The justice secretary, Liz Truss, is to reject making deep cuts in the record 85,000 prison population in England and Wales, warning that such “quick fix” solutions would put the public at greater risk.

On Monday 20th February, Truss will argue that the biggest cause of the growth in the prison population in the last 20 years is the result of a much tougher approach to sexual offences, domestic violence, and child abuse, rather than because of longer prison sentences, as is often claimed.

According to Truss, the 140% increase in sex offenders being sent to jail since 2000, as well as the 75% increase in custodial sentences for violent offenders, has led to “a profound change in the nature” of the jail population in England and Wales. Three out of every five offenders are now in jail for crimes of sex, drug pushing, or violence.

Truss will say that she wants to see a reduction in the prison population by reforming offenders through early intervention and more effective community penalties, as well as by better managing those who are locked up.

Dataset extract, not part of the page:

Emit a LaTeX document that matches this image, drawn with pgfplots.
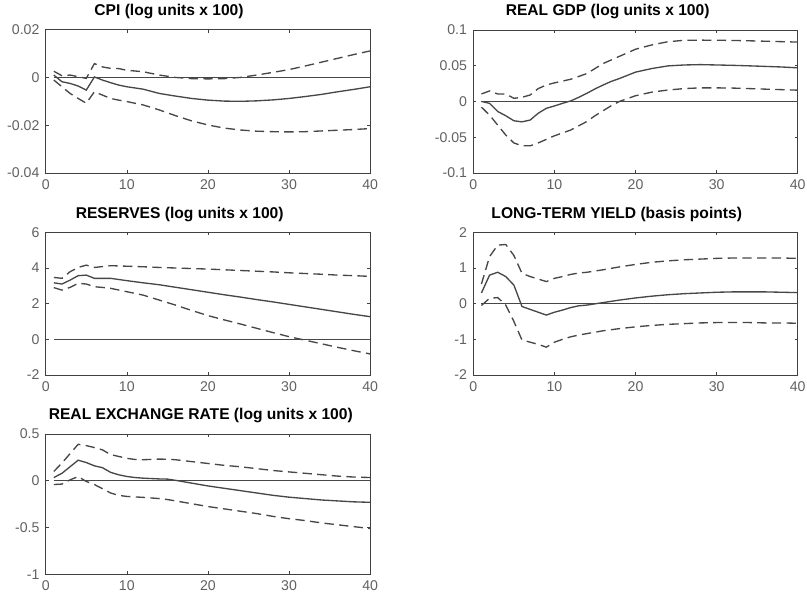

Truss is also to argue that recent reforms to the criminal justice system have given more victims of domestic violence, rape and sexual abuse the confidence to come forward, which has been the biggest driver of the growth in prison numbers. The jail population in England and Wales has risen from 40,000 in 1990 to 86,000 in 2012 when it stabilised.

Her intervention comes in advance of her prisons and courts reform bill which will set out radical reforms to tackle the increasingly volatile and violent situation in prisons in England and Wales. The latest figures show the highest ever level of self-inflicted deaths, assaults and incidents of self-harm across UK prisons.

“We all agree it is desirable to have a lower prison population but it has to be for the right reasons,”  Truss will say. “Public protection is paramount which means managing the prison population in a safe and sustainable way.”